= Armoured spearhead =

Formation of armoured fighting vehicles

An armoured spearhead (American English: armored spearhead) is a formation of armoured fighting vehicles, mostly tanks, that form the front of an offensive thrust during a battle. The idea is to concentrate as much firepower into a small front as possible so that any defenders in front of them will be overwhelmed. As the spearhead moves forward, infantry units following in the gap behind them form up on both sides of the line of advance to protect the flanks.

The tactic is quite risky. A determined enemy can counterattack against the rear guard on the flanks and behind, which cuts the spearhead from resupply and quickly brings it to a halt. Thus, the spearhead must move as fast as possible to keep the enemy from attacking in that fashion.

The first use of an armored spearhead was during World War II in the 1940 Battle of France and the German Army's invasion of the Low Countries against the British and the French Armies . Surprising them out of the Ardennes, where the Allies believed that no armoured force could operate, the German spearhead quickly started running for the coast at Dunkirk.

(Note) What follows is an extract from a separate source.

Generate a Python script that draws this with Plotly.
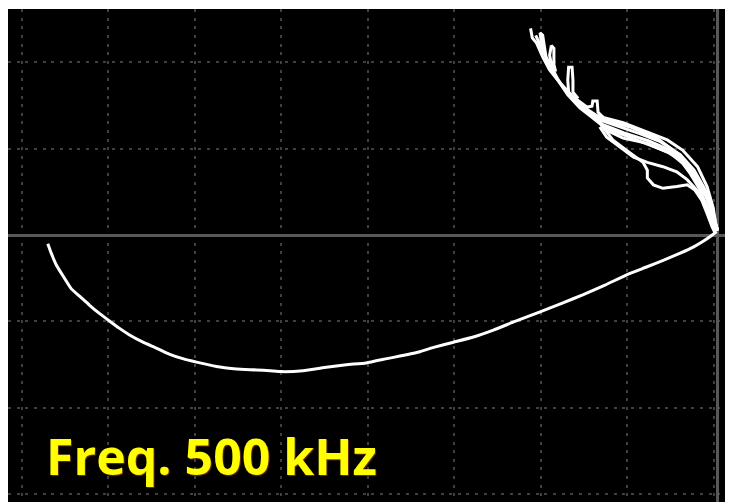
import plotly.graph_objects as go

# Main (lower) impedance-plane trace, in screen divisions (origin = crosshair)
main_x = [-7.74, -7.70, -7.64, -7.56, -7.47, -7.37, -7.26, -7.14, -7.02, -6.91, -6.79, -6.64,
          -6.48, -6.33, -6.18, -6.02, -5.79, -5.56, -5.33, -5.17, -5.04, -4.79, -4.52, -4.29,
          -4.06, -3.82, -3.67, -3.44, -3.28, -3.05, -2.82, -2.59, -2.34, -2.05, -1.80, -1.55,
          -1.30, -1.05, -0.82, -0.62, -0.43, -0.28, -0.16, -0.06, -0.01]
main_y = [-0.10, -0.21, -0.35, -0.48, -0.62, -0.71, -0.81, -0.91, -1.00, -1.08, -1.16, -1.24,
          -1.31, -1.38, -1.43, -1.47, -1.52, -1.55, -1.56, -1.57, -1.58, -1.57, -1.53, -1.50,
          -1.48, -1.43, -1.40, -1.35, -1.30, -1.24, -1.18, -1.10, -1.00, -0.89, -0.79, -0.69,
          -0.58, -0.46, -0.37, -0.29, -0.21, -0.14, -0.07, 0.00, 0.04]

# Upper bundle of signal strands
s1_x = [0.00, -0.02, -0.05, -0.12, -0.23, -0.40, -0.58, -0.81, -1.09, -1.32, -1.38, -1.39, -1.44, -1.45,
        -1.51, -1.67, -1.82, -1.94, -2.02, -2.09, -2.14, -2.16]
s1_y = [0.05, 0.13, 0.32, 0.56, 0.79, 0.98, 1.10, 1.19, 1.30, 1.36, 1.42, 1.55, 1.55, 1.49,
        1.48, 1.60, 1.76, 1.91, 2.06, 2.22, 2.28, 2.39]
s2_x = [0.00, -0.04, -0.08, -0.18, -0.29, -0.42, -0.57, -0.80, -1.08, -1.33, -1.47, -1.61, -1.76,
        -1.88, -1.96, -2.02, -2.04, -2.05, -2.02, -2.00, -1.98]
s2_y = [0.05, 0.15, 0.35, 0.54, 0.73, 0.88, 0.99, 1.09, 1.18, 1.28, 1.40, 1.52, 1.68,
        1.85, 2.02, 2.14, 2.26, 2.34, 2.31, 2.20, 2.05]
s3_x = [0.00, -0.03, -0.07, -0.14, -0.26, -0.39, -0.55, -0.78, -1.03, -1.30, -1.45, -1.59, -1.73,
        -1.84, -1.91, -1.94, -1.92, -1.89, -1.89, -1.87]
s3_y = [0.05, 0.08, 0.29, 0.46, 0.66, 0.82, 0.95, 1.04, 1.13, 1.24, 1.36, 1.47, 1.62,
        1.79, 1.93, 2.08, 2.19, 2.16, 1.97, 1.89]
s4_x = [0.00, -0.05, -0.12, -0.20, -0.32, -0.43, -0.58, -0.81, -1.09, -1.28, -1.38, -1.53, -1.65,
        -1.72, -1.73, -1.72, -1.68, -1.67, -1.67, -1.61]
s4_y = [0.05, 0.14, 0.32, 0.52, 0.72, 0.87, 0.96, 1.06, 1.12, 1.21, 1.33, 1.45, 1.56,
        1.65, 1.79, 1.94, 1.94, 1.79, 1.65, 1.58]
s5_x = [-0.03, -0.06, -0.12, -0.18, -0.26, -0.35, -0.47, -0.63, -0.74, -0.81, -0.81, -0.86, -1.01,
        -1.21, -1.36, -1.47, -1.53]
s5_y = [0.03, 0.09, 0.25, 0.40, 0.52, 0.58, 0.56, 0.54, 0.58, 0.66, 0.75, 0.84, 0.95,
        1.10, 1.30, 1.41, 1.47]
s6_x = [0.00, -0.06, -0.14, -0.23, -0.35, -0.47, -0.63, -0.81, -0.97, -1.13, -1.28, -1.36]
s6_y = [0.07, 0.20, 0.37, 0.51, 0.64, 0.73, 0.79, 0.84, 0.90, 1.02, 1.13, 1.25]
s7_x = [0.00, -0.05, -0.12, -0.22, -0.35, -0.51, -0.70, -1.01, -1.24, -1.41, -1.53]
s7_y = [0.06, 0.23, 0.44, 0.64, 0.79, 0.98, 1.12, 1.25, 1.31, 1.39, 1.47]
s8_x = [0.00, -0.03, -0.07, -0.15, -0.27, -0.43, -0.66, -0.89, -1.13, -1.36, -1.51, -1.65, -1.78,
        -1.90, -1.98, -2.05, -2.10]
s8_y = [0.05, 0.17, 0.35, 0.54, 0.75, 0.93, 1.08, 1.17, 1.25, 1.33, 1.45, 1.56, 1.70,
        1.87, 2.05, 2.20, 2.31]

label_text = "Freq. 500 kHz"

fig = go.Figure()
fig.add_trace(go.Scatter(x=main_x, y=main_y, mode="lines",
                         line=dict(color="white", width=3, shape="spline", smoothing=0.4),
                         hoverinfo="skip"))
for sx, sy in [(s1_x, s1_y), (s2_x, s2_y), (s3_x, s3_y), (s4_x, s4_y),
               (s5_x, s5_y), (s6_x, s6_y), (s7_x, s7_y), (s8_x, s8_y)]:
    fig.add_trace(go.Scatter(x=sx, y=sy, mode="lines",
                             line=dict(color="white", width=3),
                             hoverinfo="skip"))

axis_common = dict(showticklabels=False, ticks="", showline=False,
                   showgrid=True, gridcolor="#404040", gridwidth=2,
                   griddash="3px,5.65px", dtick=1,
                   zeroline=True, zerolinecolor="#585858", zerolinewidth=3,
                   fixedrange=True)

fig.update_layout(
    width=725, height=494,
    margin=dict(l=0, r=0, t=1, b=0),
    paper_bgcolor="white", plot_bgcolor="black",
    showlegend=False,
    xaxis=dict(range=[-8.20, 0.18], tick0=-0.042, **axis_common),
    yaxis=dict(range=[-3.088, 2.614], tick0=0, **axis_common),
    annotations=[dict(text=label_text, xref="paper", yref="paper",
                      x=0.049, y=0.093, xanchor="left", yanchor="middle",
                      showarrow=False,
                      font=dict(family="Open Sans", size=50, color="#ffff00",
                                weight="bold", shadow="1px 1px 1px #6b3000"))],
)

fig.write_html("out.html")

The French and British Armies were split on both sides of the German forces and at one point attempted to cut the line with an armored attack on both sides. The resulting Battle of Arras was very close to an Allied success, but a lack of radios or other methods of communication slowed the attack.

Only a few years later new tactics had been developed to effectively counter the armored spearhead. By attacking with small units just at the "corners" of the spearhead, a defender could maneuver the corner armored units to avoid combat instead of slowing down to engage. By repeating this maneuver a defender can narrow the front of the spearhead until it no longer commands enough width for the following infantry to effectively move. When the Germans tried the same tactic again in 1944 during the Battle of the Bulge, the US Army could quickly "pick the corners" in that fashion and brought the spearhead to a halt within a few days. The tactics of the German Blitzkrieg breakthrough were to spearhead the attack with massed armour, sometimes a whole Panzer division of 240 tanks moving in "combat echelon", but was intimately supported by mechanized artillery and infantry formations.